*DATASET EXCERPT*:
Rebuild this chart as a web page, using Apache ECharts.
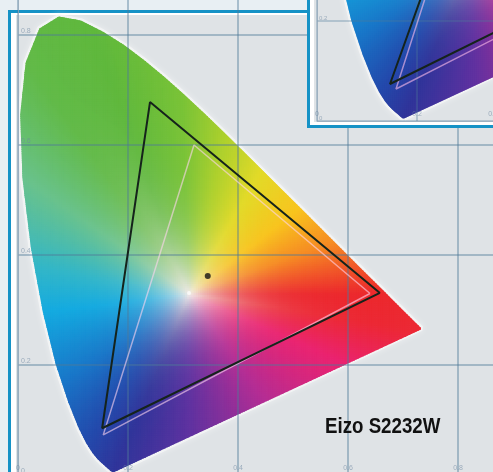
<!DOCTYPE html>
<html>
<head>
<meta charset="utf-8">
<script src="https://cdn.jsdelivr.net/npm/echarts@6/dist/echarts.min.js"></script>
<style>
  html, body { margin: 0; padding: 0; background: #e8eff3; }
  #chart { width: 493px; height: 472px; }
</style>
</head>
<body>
<div id="chart"></div>
<script>
// CIE 1931 2° spectral locus, 380–700 nm (chromaticity x, y)
const locusX = [0.1741,0.1740,0.1738,0.1736,0.1733,0.1730,0.1726,0.1721,0.1714,0.1703,0.1689,0.1669,0.1644,0.1611,0.1566,0.1510,0.1440,0.1355,0.1241,0.1096,0.0913,0.0687,0.0454,0.0235,0.0082,0.0039,0.0139,0.0389,0.0743,0.1142,0.1547,0.1929,0.2296,0.2658,0.3016,0.3373,0.3731,0.4087,0.4441,0.4788,0.5125,0.5448,0.5752,0.6029,0.6270,0.6482,0.6658,0.6801,0.6915,0.7006,0.7079,0.7140,0.7190,0.7230,0.7260,0.7283,0.7300,0.7311,0.7320,0.7334,0.7344,0.7347];
const locusY = [0.0050,0.0050,0.0049,0.0049,0.0048,0.0048,0.0048,0.0048,0.0051,0.0058,0.0069,0.0086,0.0109,0.0138,0.0177,0.0227,0.0297,0.0399,0.0578,0.0868,0.1327,0.2007,0.2950,0.4127,0.5384,0.6548,0.7502,0.8120,0.8338,0.8262,0.8059,0.7816,0.7543,0.7243,0.6923,0.6589,0.6245,0.5896,0.5547,0.5202,0.4866,0.4544,0.4242,0.3965,0.3725,0.3514,0.3340,0.3197,0.3083,0.2993,0.2920,0.2859,0.2809,0.2770,0.2740,0.2717,0.2700,0.2689,0.2680,0.2666,0.2656,0.2653];

// Eizo S2232W measured primaries (R, G, B)
const gamutX = [0.658, 0.240, 0.153];
const gamutY = [0.331, 0.678, 0.085];
// reference colour space primaries (R, G, B)
const refX = [0.640, 0.320, 0.155];
const refY = [0.330, 0.600, 0.073];
// measured white point and D65 white
const measuredWhite = [0.345, 0.362];
const d65White = [0.311, 0.331];

// inset panel: comparison display primaries (R, G, B)
const insetGamutX = [0.640, 0.335, 0.146];
const insetGamutY = [0.318, 0.600, 0.074];
const insetRefX = [0.640, 0.330, 0.158];
const insetRefY = [0.310, 0.600, 0.064];

const tickValues = [0, 0.2, 0.4, 0.6, 0.8];
const title = 'Eizo S2232W';

// ---- colour field of the chromaticity diagram ----
const locus = locusX.map((x, i) => [x, locusY[i]]);
const W = [0.3127, 0.329];
// hue wheel around the white point: [angle in degrees, r, g, b]
const hueWheel = [
  [0, 236, 40, 45], [20, 246, 140, 35], [38, 248, 196, 30], [60, 226, 218, 40],
  [78, 172, 208, 45], [92, 122, 195, 55], [110, 95, 184, 60], [125, 98, 186, 72],
  [145, 105, 194, 140], [170, 50, 182, 200], [187, 20, 170, 224], [215, 25, 118, 200],
  [235, 35, 74, 172], [247, 48, 52, 154], [270, 95, 50, 160], [305, 180, 45, 148],
  [336, 234, 35, 112], [351, 236, 40, 52], [360, 236, 40, 45]
];
const whiteRGB = [240, 234, 232];

function inside(px, py) {
  let c = false;
  for (let i = 0, j = locus.length - 1; i < locus.length; j = i++) {
    const xi = locus[i][0], yi = locus[i][1], xj = locus[j][0], yj = locus[j][1];
    if ((yi > py) !== (yj > py) && px < (xj - xi) * (py - yi) / (yj - yi) + xi) c = !c;
  }
  return c;
}
function rayBoundary(a) {
  const dx = Math.cos(a), dy = Math.sin(a);
  let best = 0;
  const n = locus.length;
  for (let i = 0; i < n; i++) {
    const ax = locus[i][0] - W[0], ay = locus[i][1] - W[1];
    const bx = locus[(i + 1) % n][0] - W[0], by = locus[(i + 1) % n][1] - W[1];
    const ex = bx - ax, ey = by - ay;
    const den = dx * ey - dy * ex;
    if (Math.abs(den) < 1e-12) continue;
    const t = (ax * ey - ay * ex) / den;
    const u = (ax * dy - ay * dx) / den;
    if (u >= 0 && u <= 1 && t > 0) best = Math.max(best, t);
  }
  return best;
}
const boundary = [];
for (let d = 0; d <= 720; d++) boundary.push(rayBoundary(d * Math.PI / 360));

function hueAt(deg) {
  for (let i = 0; i < hueWheel.length - 1; i++) {
    const a = hueWheel[i], b = hueWheel[i + 1];
    if (deg >= a[0] && deg <= b[0]) {
      const t = (deg - a[0]) / (b[0] - a[0]);
      return [a[1] + (b[1] - a[1]) * t, a[2] + (b[2] - a[2]) * t, a[3] + (b[3] - a[3]) * t];
    }
  }
  return hueWheel[0].slice(1);
}
function colorAt(x, y) {
  const dx = x - W[0], dy = y - W[1];
  const r = Math.hypot(dx, dy);
  let deg = Math.atan2(dy, dx) * 180 / Math.PI;
  if (deg < 0) deg += 360;
  const R = boundary[Math.round(deg * 2)] || 0.3;
  const s = Math.min(1, r / R);
  const f = 1 - Math.pow(1 - s, 4.2);
  const h = hueAt(deg);
  const c = [0, 1, 2].map(k => Math.round(whiteRGB[k] * (1 - f) + h[k] * f));
  return 'rgb(' + c.join(',') + ')';
}
// cells covering the locus (any corner inside), later clipped to the locus outline
function buildCells(x0, x1, y0, y1, step) {
  const out = [];
  for (let x = x0; x < x1; x += step) {
    for (let y = y0; y < y1; y += step) {
      const cx = x + step / 2, cy = y + step / 2;
      if (inside(cx, cy) || inside(x, y) || inside(x + step, y) || inside(x, y + step) || inside(x + step, y + step)) {
        out.push([x, y, step, colorAt(cx, cy)]);
      }
    }
  }
  return out;
}
const mainCells = buildCells(0, 0.74, 0, 0.84, 0.004);
const insetCells = buildCells(0, 0.36, 0, 0.25, 0.004);

const closedLocus = locus.concat([locus[0]]);
const tri = (xs, ys) => xs.map((x, i) => [x, ys[i]]).concat([[xs[0], ys[0]]]);

// one custom item per panel: all colour cells in a group clipped by the locus polygon
function fieldRenderer(cells) {
  return function (params, api) {
    const children = cells.map(c => {
      const p0 = api.coord([c[0], c[1] + c[2]]);
      const p1 = api.coord([c[0] + c[2], c[1]]);
      return {
        type: 'rect',
        shape: { x: p0[0] - 0.35, y: p0[1] - 0.35, width: p1[0] - p0[0] + 0.7, height: p1[1] - p0[1] + 0.7 },
        style: { fill: c[3] }
      };
    });
    return {
      type: 'group',
      clipPath: { type: 'polygon', shape: { points: locus.map(p => api.coord(p)) } },
      children
    };
  };
}

// ---- styles ----
const frameBlue = '#1592c6';
const plotBg = '#dfe3e6';
const gridColor = 'rgba(78,122,152,0.42)';
const labelStyle = { color: 'rgba(110,135,160,0.6)', fontSize: 7, fontFamily: 'Liberation Sans' };
const fmt = v => (tickValues.indexOf(Math.round(v * 10) / 10) >= 0 ? (v === 0 ? '0' : v.toFixed(1)) : '');

function valueAxis(gridIndex, min, max, z, extra) {
  return Object.assign({
    type: 'value', gridIndex, min, max, interval: 0.2, z,
    axisLine: { show: true, lineStyle: { color: 'rgba(150,170,188,0.7)', width: 1 } },
    axisTick: { show: false },
    axisLabel: Object.assign({ show: true, inside: true, margin: 3, formatter: fmt }, labelStyle),
    splitLine: { show: true, showMaxLine: false, lineStyle: { color: gridColor, width: 2 } }
  }, extra || {});
}

const chart = echarts.init(document.getElementById('chart'), null, { renderer: 'canvas' });
chart.setOption({
  animation: false,
  backgroundColor: '#e8eff3',
  grid: [
    // main diagram: 550 px per unit, origin at (18, 475)
    { left: 18, top: -20, width: 550, height: 495, outerBoundsMode: 'none', containLabel: false },
    // inset panel: 500 px per unit, origin at (317, 121)
    { left: 317, top: 0, width: 176, height: 121, outerBoundsMode: 'none', containLabel: false }
  ],
  xAxis: [
    valueAxis(0, 0, 1, 5),
    valueAxis(1, 0, 0.352, 15, { splitLine: { show: true, showMaxLine: false, lineStyle: { color: gridColor, width: 1.5 } } })
  ],
  yAxis: [
    valueAxis(0, 0, 0.9, 5, { axisLabel: Object.assign({ show: true, inside: true, margin: 3, verticalAlign: 'bottom', formatter: fmt }, labelStyle) }),
    valueAxis(1, 0, 0.242, 15, { axisLabel: Object.assign({ show: true, inside: true, margin: 2, verticalAlign: 'bottom', formatter: fmt }, labelStyle, { fontSize: 6 }),
      splitLine: { show: true, showMaxLine: false, lineStyle: { color: gridColor, width: 1.5 } } })
  ],
  graphic: [
    { type: 'rect', z: 0, silent: true, shape: { x: 8, y: 10, width: 600, height: 600 }, style: { fill: frameBlue } },
    { type: 'rect', z: 1, silent: true, shape: { x: 11, y: 13, width: 600, height: 600 }, style: { fill: '#ffffff' } },
    { type: 'rect', z: 2, silent: true, shape: { x: 16, y: 15, width: 600, height: 600 }, style: { fill: plotBg } },
    { type: 'rect', z: 10, silent: true, shape: { x: 307, y: -10, width: 300, height: 138 }, style: { fill: frameBlue } },
    { type: 'rect', z: 11, silent: true, shape: { x: 310, y: -10, width: 300, height: 135 }, style: { fill: '#ffffff' } },
    { type: 'rect', z: 12, silent: true, shape: { x: 314, y: -10, width: 300, height: 132 }, style: { fill: plotBg } },
    { type: 'text', z: 8, silent: true, x: 325, y: 427, scaleX: 0.85,
      style: { text: title, font: 'bold 22px "Liberation Sans", Arial, sans-serif', fill: '#111111', verticalAlign: 'middle' } }
  ],
  series: [
    // main diagram
    { type: 'line', xAxisIndex: 0, yAxisIndex: 0, z: 3, data: closedLocus, symbol: 'none', silent: true,
      lineStyle: { color: 'rgba(250,250,250,0.6)', width: 5, shadowBlur: 6, shadowColor: 'rgba(255,255,255,0.8)' } },
    { type: 'custom', xAxisIndex: 0, yAxisIndex: 0, z: 4, silent: true, data: [[0, 0]],
      renderItem: fieldRenderer(mainCells) },
    { type: 'line', xAxisIndex: 0, yAxisIndex: 0, z: 6, data: tri(refX, refY), symbol: 'none', silent: true,
      lineStyle: { color: 'rgba(255,214,240,0.6)', width: 1.5 } },
    { type: 'line', xAxisIndex: 0, yAxisIndex: 0, z: 6, data: tri(gamutX, gamutY), symbol: 'none', silent: true,
      lineStyle: { color: '#15231b', width: 2 } },
    { type: 'scatter', xAxisIndex: 0, yAxisIndex: 0, z: 7, silent: true,
      data: [
        { value: measuredWhite, symbolSize: 6, itemStyle: { color: '#141414' } },
        { value: d65White, symbolSize: 4, itemStyle: { color: 'rgba(255,255,255,0.85)' } }
      ] },
    // inset panel
    { type: 'line', xAxisIndex: 1, yAxisIndex: 1, z: 13, data: closedLocus, symbol: 'none', silent: true, clip: true,
      lineStyle: { color: 'rgba(250,250,250,0.6)', width: 5, shadowBlur: 6, shadowColor: 'rgba(255,255,255,0.8)' } },
    { type: 'custom', xAxisIndex: 1, yAxisIndex: 1, z: 14, silent: true, clip: true, data: [[0, 0]],
      renderItem: fieldRenderer(insetCells) },
    { type: 'line', xAxisIndex: 1, yAxisIndex: 1, z: 16, data: tri(insetRefX, insetRefY), symbol: 'none', silent: true, clip: true,
      lineStyle: { color: 'rgba(255,190,235,0.6)', width: 1.5 } },
    { type: 'line', xAxisIndex: 1, yAxisIndex: 1, z: 16, data: tri(insetGamutX, insetGamutY), symbol: 'none', silent: true, clip: true,
      lineStyle: { color: '#15231b', width: 2 } }
  ]
});
</script>
</body>
</html>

*WHAT THE TASK REQUIRES*:
Reproduce the material above from its first line through the line containing "const title = 'Eizo S2232W';", both ends included, and skip every picture.

*FULL RESPONSE*:
Rebuild this chart as a web page, using Apache ECharts.
<!DOCTYPE html>
<html>
<head>
<meta charset="utf-8">
<script src="https://cdn.jsdelivr.net/npm/echarts@6/dist/echarts.min.js"></script>
<style>
  html, body { margin: 0; padding: 0; background: #e8eff3; }
  #chart { width: 493px; height: 472px; }
</style>
</head>
<body>
<div id="chart"></div>
<script>
// CIE 1931 2° spectral locus, 380–700 nm (chromaticity x, y)
const locusX = [0.1741,0.1740,0.1738,0.1736,0.1733,0.1730,0.1726,0.1721,0.1714,0.1703,0.1689,0.1669,0.1644,0.1611,0.1566,0.1510,0.1440,0.1355,0.1241,0.1096,0.0913,0.0687,0.0454,0.0235,0.0082,0.0039,0.0139,0.0389,0.0743,0.1142,0.1547,0.1929,0.2296,0.2658,0.3016,0.3373,0.3731,0.4087,0.4441,0.4788,0.5125,0.5448,0.5752,0.6029,0.6270,0.6482,0.6658,0.6801,0.6915,0.7006,0.7079,0.7140,0.7190,0.7230,0.7260,0.7283,0.7300,0.7311,0.7320,0.7334,0.7344,0.7347];
const locusY = [0.0050,0.0050,0.0049,0.0049,0.0048,0.0048,0.0048,0.0048,0.0051,0.0058,0.0069,0.0086,0.0109,0.0138,0.0177,0.0227,0.0297,0.0399,0.0578,0.0868,0.1327,0.2007,0.2950,0.4127,0.5384,0.6548,0.7502,0.8120,0.8338,0.8262,0.8059,0.7816,0.7543,0.7243,0.6923,0.6589,0.6245,0.5896,0.5547,0.5202,0.4866,0.4544,0.4242,0.3965,0.3725,0.3514,0.3340,0.3197,0.3083,0.2993,0.2920,0.2859,0.2809,0.2770,0.2740,0.2717,0.2700,0.2689,0.2680,0.2666,0.2656,0.2653];

// Eizo S2232W measured primaries (R, G, B)
const gamutX = [0.658, 0.240, 0.153];
const gamutY = [0.331, 0.678, 0.085];
// reference colour space primaries (R, G, B)
const refX = [0.640, 0.320, 0.155];
const refY = [0.330, 0.600, 0.073];
// measured white point and D65 white
const measuredWhite = [0.345, 0.362];
const d65White = [0.311, 0.331];

// inset panel: comparison display primaries (R, G, B)
const insetGamutX = [0.640, 0.335, 0.146];
const insetGamutY = [0.318, 0.600, 0.074];
const insetRefX = [0.640, 0.330, 0.158];
const insetRefY = [0.310, 0.600, 0.064];

const tickValues = [0, 0.2, 0.4, 0.6, 0.8];
const title = 'Eizo S2232W';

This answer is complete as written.